5. How do you communicate with the photographer you’re working with on a shoot to achieve his or her goals?
I’m working mostly as a fashion creative director and stylist. It means that most of the time I’m choosing the photographer who I feel has the right style for the specific idea. I bring the idea to the photographer from scratch, put the mood board together and if he/she feels the idea we will start working together. And at this point we become a team for this project and goals become “our goals”. I love to work with passionate, brave, enthusiastic people, dreamers who like to experiment and believe in miracles. If they are burning with passion for what we do, suggesting some interesting decisions – these are my people! I’m trying to provide the photographer with all the details: from make-up options to clothing. If they feel uncomfortable with something, we discuss, brainstorm and eventually find the right decision for everybody.

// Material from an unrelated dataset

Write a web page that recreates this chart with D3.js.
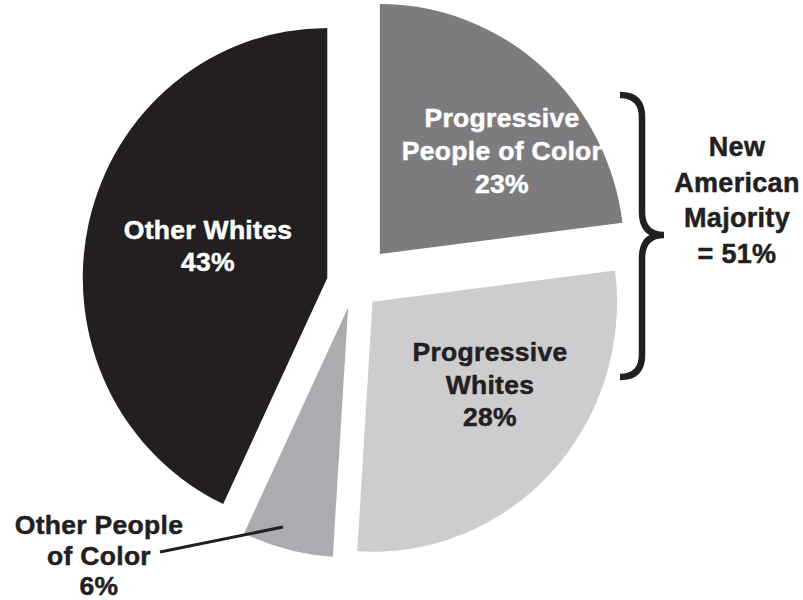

6. How much of your input do you add to achieve the results the photographer is looking for? 
Again, in most of the cases, we are working together and to achieve the common goal. Usually, I’m responsible for an idea, hair/MUA, casting, hair and makeup inspirations, post-production references, and the clothing of course. Also, we are always casting models together, this is extremely important. We discuss lighting options since lighting gives the right mood and helps to tell the story. In some cases, I put some sketches down on paper to make our shooting process easier. It’s helpful when high rental budgets are involved and you are not allowed to spend any single minute in vain. On the set I’m working with the model and when I get “my shot” photographer proceeds shooting to get his/her favorite shot. It’s really inspiring to have 2 points of view. Teamwork brings unbelievable results. And of course picture selection – we do it together, discussing and sharing opinions. Selected pictures have to be perfect.

 7. Tell us what a dream job is for you?
Probably some projects with huge budgets for amazing set design, crazy wigs, and some surreal postproduction.


 8. What are the three tools in your wardrobe kit that you can never, ever be without?
Paperclips, double tape and my kit with needles and threads.

 9. What advice for young wardrobe stylists who are just starting out and want to be where you are, at the top of the industry? 
It might sound simple but never give up and keep going. Also, keep educating yourself as a stylist. Read books on fashion history, attend museums and exhibitions, research contemporary visual artists and study styling of iconic rock musicians. Watch European classy movies, spend some time on studying the world’s national costumes and American pop culture, even Drag Queen, Club Kids and Goth Scene. All of these things are your inspiration and your tools and are a great help for making your work interesting, deep and beautiful.

10. What is your favorite quote?

“Do what you have to and eventually everything will happen in the right way.”